BRIEF
Write the data below out exactly as it stands. Do not include the pictures.

###

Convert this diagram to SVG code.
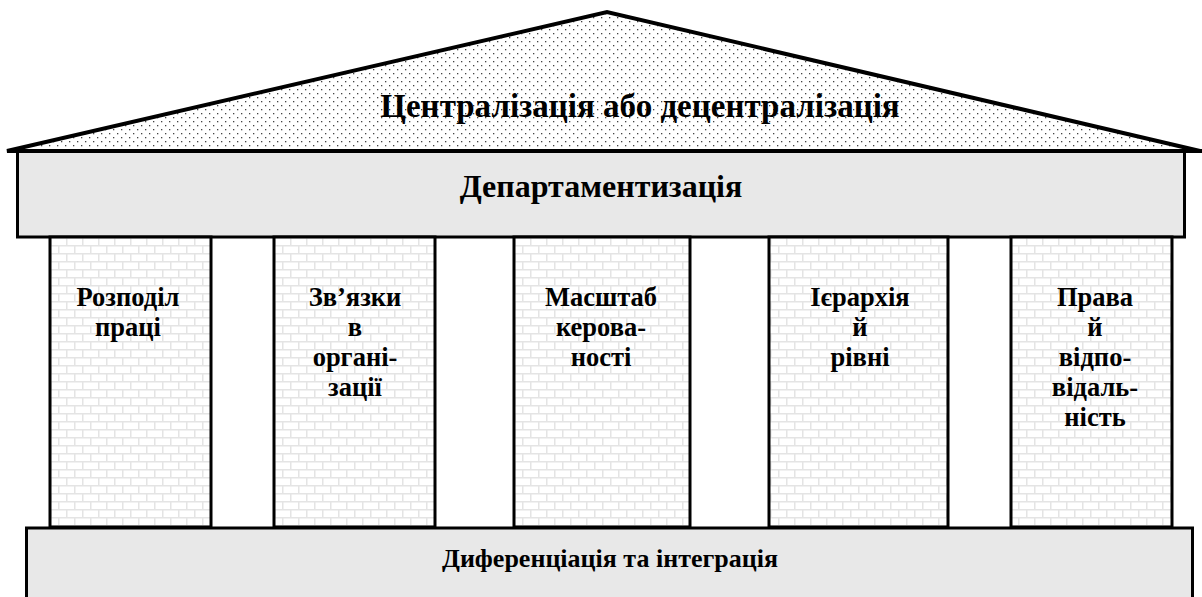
<svg xmlns="http://www.w3.org/2000/svg" width="1202" height="597" viewBox="0 0 1202 597">
<defs>
<pattern id="dots" width="8" height="8" patternUnits="userSpaceOnUse">
<rect width="8" height="8" fill="#ffffff"/>
<rect x="1" y="1" width="1.3" height="1.3" fill="#444"/>
<rect x="5" y="5" width="1.3" height="1.3" fill="#444"/>
</pattern>
<pattern id="bricks" width="16" height="16" patternUnits="userSpaceOnUse" x="50" y="237">
<rect width="16" height="16" fill="#ffffff"/>
<path d="M0 0.75H16M0 8.75H16M0.75 0V8M8.75 8V16" stroke="#e4e4e4" stroke-width="1.5" fill="none"/>
</pattern>
<style>
.t{font-family:'Liberation Serif','DejaVu Serif',serif;font-weight:700;fill:#000;text-anchor:middle}
.big{font-size:33px}
.mid{font-size:32px}
.col{font-size:26.5px}
.low{font-size:26px}
.band{fill:#e8e8e8;stroke:#000;stroke-width:3}
.pillar{fill:url(#bricks);stroke:#000;stroke-width:3}
</style>
</defs>
<g id="roof">
<polygon points="7,151 607,12 1200,151" fill="url(#dots)" stroke="#000" stroke-width="4" stroke-linejoin="miter"/>
<text class="t big" x="640" y="117">Централізація або децентралізація</text>
</g>
<g id="departmentalization">
<rect class="band" x="17.5" y="151" width="1167" height="86"/>
<line x1="7" y1="151" x2="1202" y2="151" stroke="#000" stroke-width="4"/>
<text class="t mid" x="601" y="197">Департаментизація</text>
</g>
<g id="pillar1">
<rect class="pillar" x="50" y="237" width="161" height="290"/>
<text class="t col" x="128" y="306">Розподіл</text>
<text class="t col" x="128" y="336">праці</text>
</g>
<g id="pillar2">
<rect class="pillar" x="274" y="237" width="161" height="290"/>
<text class="t col" x="355" y="306">Зв’язки</text>
<text class="t col" x="355" y="336">в</text>
<text class="t col" x="355" y="366">органі-</text>
<text class="t col" x="355" y="396">зації</text>
</g>
<g id="pillar3">
<rect class="pillar" x="514" y="237" width="176" height="290"/>
<text class="t col" x="601" y="306">Масштаб</text>
<text class="t col" x="601" y="336">керова-</text>
<text class="t col" x="601" y="366">ності</text>
</g>
<g id="pillar4">
<rect class="pillar" x="769" y="237" width="179" height="290"/>
<text class="t col" x="860" y="306">Ієрархія</text>
<text class="t col" x="860" y="336">й</text>
<text class="t col" x="860" y="366">рівні</text>
</g>
<g id="pillar5">
<rect class="pillar" x="1011" y="237" width="161" height="290"/>
<text class="t col" x="1095" y="306">Права</text>
<text class="t col" x="1095" y="336">й</text>
<text class="t col" x="1095" y="366">відпо-</text>
<text class="t col" x="1095" y="396">відаль-</text>
<text class="t col" x="1095" y="426">ність</text>
</g>
<g id="base">
<rect class="band" x="26.5" y="528" width="1166" height="80"/>
<text class="t low" x="610" y="567">Диференціація та інтеграція</text>
</g>
<g id="connectors"></g>
</svg>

###

SOLUTION TO THE EXERCISE
Convert this diagram to SVG code.
<svg xmlns="http://www.w3.org/2000/svg" width="1202" height="597" viewBox="0 0 1202 597">
<defs>
<pattern id="dots" width="8" height="8" patternUnits="userSpaceOnUse">
<rect width="8" height="8" fill="#ffffff"/>
<rect x="1" y="1" width="1.3" height="1.3" fill="#444"/>
<rect x="5" y="5" width="1.3" height="1.3" fill="#444"/>
</pattern>
<pattern id="bricks" width="16" height="16" patternUnits="userSpaceOnUse" x="50" y="237">
<rect width="16" height="16" fill="#ffffff"/>
<path d="M0 0.75H16M0 8.75H16M0.75 0V8M8.75 8V16" stroke="#e4e4e4" stroke-width="1.5" fill="none"/>
</pattern>
<style>
.t{font-family:'Liberation Serif','DejaVu Serif',serif;font-weight:700;fill:#000;text-anchor:middle}
.big{font-size:33px}
.mid{font-size:32px}
.col{font-size:26.5px}
.low{font-size:26px}
.band{fill:#e8e8e8;stroke:#000;stroke-width:3}
.pillar{fill:url(#bricks);stroke:#000;stroke-width:3}
</style>
</defs>
<g id="roof">
<polygon points="7,151 607,12 1200,151" fill="url(#dots)" stroke="#000" stroke-width="4" stroke-linejoin="miter"/>
<text class="t big" x="640" y="117">Централізація або децентралізація</text>
</g>
<g id="departmentalization">
<rect class="band" x="17.5" y="151" width="1167" height="86"/>
<line x1="7" y1="151" x2="1202" y2="151" stroke="#000" stroke-width="4"/>
<text class="t mid" x="601" y="197">Департаментизація</text>
</g>
<g id="pillar1">
<rect class="pillar" x="50" y="237" width="161" height="290"/>
<text class="t col" x="128" y="306">Розподіл</text>
<text class="t col" x="128" y="336">праці</text>
</g>
<g id="pillar2">
<rect class="pillar" x="274" y="237" width="161" height="290"/>
<text class="t col" x="355" y="306">Зв’язки</text>
<text class="t col" x="355" y="336">в</text>
<text class="t col" x="355" y="366">органі-</text>
<text class="t col" x="355" y="396">зації</text>
</g>
<g id="pillar3">
<rect class="pillar" x="514" y="237" width="176" height="290"/>
<text class="t col" x="601" y="306">Масштаб</text>
<text class="t col" x="601" y="336">керова-</text>
<text class="t col" x="601" y="366">ності</text>
</g>
<g id="pillar4">
<rect class="pillar" x="769" y="237" width="179" height="290"/>
<text class="t col" x="860" y="306">Ієрархія</text>
<text class="t col" x="860" y="336">й</text>
<text class="t col" x="860" y="366">рівні</text>
</g>
<g id="pillar5">
<rect class="pillar" x="1011" y="237" width="161" height="290"/>
<text class="t col" x="1095" y="306">Права</text>
<text class="t col" x="1095" y="336">й</text>
<text class="t col" x="1095" y="366">відпо-</text>
<text class="t col" x="1095" y="396">відаль-</text>
<text class="t col" x="1095" y="426">ність</text>
</g>
<g id="base">
<rect class="band" x="26.5" y="528" width="1166" height="80"/>
<text class="t low" x="610" y="567">Диференціація та інтеграція</text>
</g>
<g id="connectors"></g>
</svg>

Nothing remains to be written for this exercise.